I am working my way up the corporate latter. My goal since I was a junior in high school (when I decided my lifelong idea of becoming an elementary school teacher may not be plausible due to my extreme lack of patience with children) was two fold: a. to wear cute little power suits that asserted my intelligence, ability, and importance to everyone who saw me and b. to join this business world and begin to work my way up, achieving the top level position. Looking back I’m not fully sure why I wanted this other than I was capable, I’d always been good at what I did and as my dad always told me “You can do anything you put your mind to,” and for the most part this was true, it’d never been proved wrong. As I told friends and family about my desires to join corporate America everyone agreed that it was a perfect fit for me, “where they saw me.” It was where all the money was and where all the people you heard about being the definition of successful were. On TV and in the papers you were reading about Bill Gates and the CEOs of big companies not the local junior high teacher or volleyball coach, so corporate America would be the aim I would enter college to achieve.

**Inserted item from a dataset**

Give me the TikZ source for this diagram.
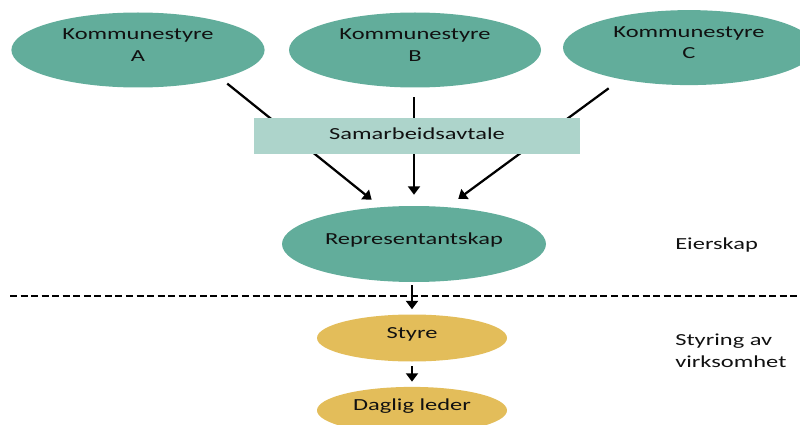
\documentclass[tikz,border=0pt]{standalone}
\usepackage{fontspec}
\setmainfont{Carlito}[FakeStretch=1.45]
\usetikzlibrary{shapes.geometric,arrows.meta}
\definecolor{teal1}{HTML}{62AD9B}
\definecolor{teal2}{HTML}{ADD4CB}
\definecolor{gold1}{HTML}{E3BD5A}
\definecolor{ink}{HTML}{111111}
\begin{document}
\begin{tikzpicture}[>={Triangle[length=6pt,width=8.5pt]},line join=round,
    font=\fontsize{12}{15}\selectfont,text=ink,
    oval/.style={ellipse,inner sep=0pt,align=center},
    tolinjer/.style={oval,text depth=7pt},
    enlinje/.style={oval,text height=8pt,text depth=8pt},
    pil/.style={->,line width=1.6pt,black}]
    \useasboundingbox (0,0) rectangle (20,-10.625);
    % eiere
    \node[tolinjer,fill=teal1,minimum width=6.33cm,minimum height=1.875cm] (ksA) at (3.45,-1.25) {Kommunestyre\\A};
    \node[tolinjer,fill=teal1,minimum width=6.3cm,minimum height=1.875cm] (ksB) at (10.375,-1.25) {Kommunestyre\\B};
    \node[tolinjer,fill=teal1,minimum width=6.3cm,minimum height=1.875cm] (ksC) at (17.225,-1.19) {Kommunestyre\\C};
    \node[enlinje,fill=teal1,minimum width=6.6cm,minimum height=1.9cm] (rep) at (10.35,-6.1) {Representantskap};
    \node[enlinje,fill=gold1,minimum width=4.75cm,minimum height=1.175cm] (styre) at (10.3,-8.45) {Styre};
    \node[enlinje,fill=gold1,minimum width=4.75cm,minimum height=1.175cm] (leder) at (10.3,-10.26) {Daglig leder};
    % piler
    \draw[pil,shorten <=5.7pt,shorten >=8.2pt] (ksA.-19) -- (rep.132);
    \draw[pil,shorten <=6.8pt,shorten >=7.8pt] (rep.north |- ksB.south) -- (rep.north);
    \draw[pil,shorten <=10.7pt,shorten >=9.6pt] (ksC.205) -- (rep.48);
    \draw[pil,shorten <=2pt,shorten >=3.5pt] (styre.north |- rep.south) -- (styre.north);
    \draw[pil,shorten <=3.2pt,shorten >=3.5pt] (styre.south) -- (leder.north);
    \node[fill=teal2,minimum width=8.15cm,minimum height=0.9cm,inner sep=0pt,text height=8pt,text depth=3pt] (avtale) at (10.425,-3.4) {Samarbeidsavtale};
    % skillelinje
    \draw[line width=1.5pt,dash pattern=on 5pt off 2.5pt] (0.25,-7.4) -- (20,-7.4);
    \node[anchor=base west,inner sep=0pt] (eier) at (16.875,-6.225) {Eierskap};
    \node[anchor=base west,inner sep=0pt,align=left] (drift) at (16.875,-9.175) {Styring av\\virksomhet};
\end{tikzpicture}
\end{document}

I ended college being the definition of a success story, I had a solid resume and was highly recruited. My dreams were about to come true. I weighed out my options and landed on which job I would start off at, luckily it was an opportunity that would also allow me to spend the summer in Colorado with Athletes in Action. My summer was amazing and I left Colorado sad to leave, scared to move somewhere in which I knew absolutely no one, yet excited to begin on my career path. I remember having discussions with one of my closest friends out in Colorado as we were getting ready to leave about how she could never enter corporate America and I also remember thinking, ‘what is she talking about, what’s the big deal?’ Then I dove head first into “the system,” “the man” not only became my boss but really began to be my mind. Daily I was forced to submit, to not do what I thought best or knew was best but rather what I was told, I was pushed down, battered and bruised and at the end of the day as I lay on the floor with “the man’s” foot on my chest not only preventing me from moving but only allowing short gasps of air to enter my lungs; as I lay there, defenseless on the floor, the man would yell at me reminding me why everything was my fault placing it all on me. My bosses, my directors, human resources all the areas that were supposed to be there to protect me, help me, build me up, and promote me seemed to be the most suppressing of them all, the areas that were using me the most. I soon began to understand what my friend had meant about “the system” and I came to despise it; in the system I am not only defenseless but I am used for others gains.

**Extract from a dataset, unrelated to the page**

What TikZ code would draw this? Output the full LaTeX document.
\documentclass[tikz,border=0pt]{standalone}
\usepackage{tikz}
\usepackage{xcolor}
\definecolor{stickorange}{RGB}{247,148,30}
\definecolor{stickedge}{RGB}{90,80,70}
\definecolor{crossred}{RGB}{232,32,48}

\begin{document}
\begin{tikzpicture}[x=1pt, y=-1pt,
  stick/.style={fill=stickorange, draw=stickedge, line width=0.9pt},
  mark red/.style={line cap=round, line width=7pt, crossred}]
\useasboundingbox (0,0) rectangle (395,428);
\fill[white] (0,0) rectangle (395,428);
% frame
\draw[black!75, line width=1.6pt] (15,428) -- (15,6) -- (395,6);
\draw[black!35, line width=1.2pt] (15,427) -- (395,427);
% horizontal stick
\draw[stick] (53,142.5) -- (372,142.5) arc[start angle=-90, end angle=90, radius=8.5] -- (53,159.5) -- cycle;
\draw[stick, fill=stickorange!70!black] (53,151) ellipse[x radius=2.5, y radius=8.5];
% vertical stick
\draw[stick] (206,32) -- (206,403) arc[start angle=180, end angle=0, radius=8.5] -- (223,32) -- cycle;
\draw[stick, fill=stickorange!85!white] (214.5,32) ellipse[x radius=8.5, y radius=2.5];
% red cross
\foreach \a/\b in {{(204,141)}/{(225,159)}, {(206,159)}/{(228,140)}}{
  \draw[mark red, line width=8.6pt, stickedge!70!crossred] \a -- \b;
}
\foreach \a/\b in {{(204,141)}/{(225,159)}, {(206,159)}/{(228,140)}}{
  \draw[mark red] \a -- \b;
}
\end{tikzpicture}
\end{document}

When people ask me about how Training School is going I tell them that its great and that it seems right, that its where I want to be unlike work. For the most part I get a response from people along the lines of, “well duh Training School is your choice and work is work, its what you have to do.” On the one hand I see their perspective but I only get one life and I don’t want to live it as a mere tool and puppet for “the man.” I know I was made for more and I’m honestly sick of adding to the system; the truth of the matter is I’m basically management and whether I like it or not I am forced in certain ways to not care about my associates and to yell at them for not submitting to the system that I so despise. And I think what kills me most is to watch the system take advantage of and squeeze life out of my associates who I care so much for… if my desire to truly love and care for people in the way I believe I was made to makes others think that I am lazy and unsuccessful and immature… well I think I’m okay with that.
What I’ve learned in my short 23 years here on earth is that we’re made to really live, not to be suppressed. When I look back on my life I’ve never felt as alive as when I’m out on the soccer field with the ball flying at me demanding me to make a quick decision… in that moment it was up to me, I didn’t have coaches telling me what to do or my parents all I had was a team around me trusting me and allowing me to use my experience and knowledge to make the right decision. It was freedom with a team around me supporting me… it was full breathing LIFE.